【早出し】白浪五人男、雨中堂々と 酒田・黒森歌舞伎の正月公演

「青砥稿花紅彩画」を上演した黒森歌舞伎の正月公演=酒田市・黒森歌舞伎演舞場

 酒田市黒森地区に伝わる県指定無形民俗文化財「黒森歌舞伎」の正月公演が15日、同地区の演舞場で上演された。雪中芝居でおなじみの同歌舞伎が暖冬の影響で“雨中芝居”となり、多くの人が傘を手にしながら役者たちの熱演に拍手を送った。

 今年の本狂言の演目は盗賊・白浪五人男の因果を描いた「青砥稿花紅彩画(あおとぞうしはなのにしきえ)」。

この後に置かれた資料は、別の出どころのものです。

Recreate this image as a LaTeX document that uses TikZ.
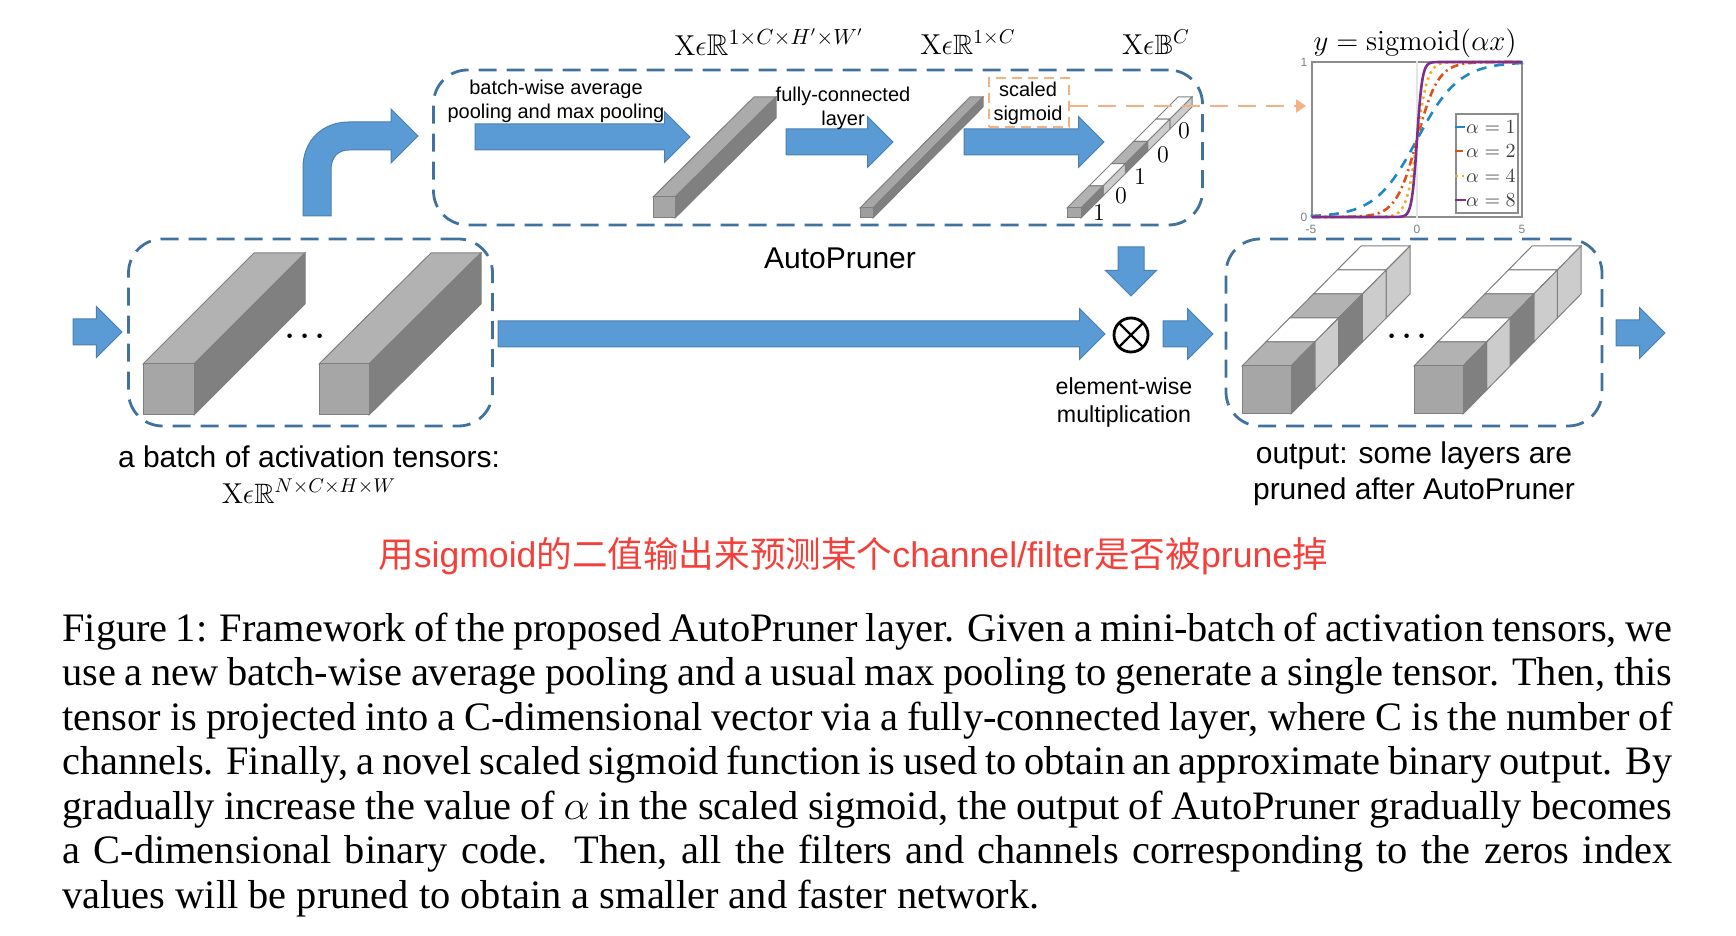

このうち、1幕目の「浜松屋の場」は江戸時代中期から続く同歌舞伎の歴史上初めて演じた。武家の娘に扮(ふん)していたことが見破られた五人男の1人弁天小僧菊之助が、居直って「知らざあ言って聞かせやしょう」から始まる名ぜりふを言う場面では、会場から「待ってました」とのかけ声が上がった。3幕目の「稲瀬川勢揃(せいぞろ)いの場」では五人男が1人ずつ見えを切った。

 この日は雨の影響で、同じく初上演の予定だった2幕目の「奥座敷の場」は省略された。公演は17日にもあり、3幕全て上演する予定。3月3日には同市希望ホールで酒田公演も行う。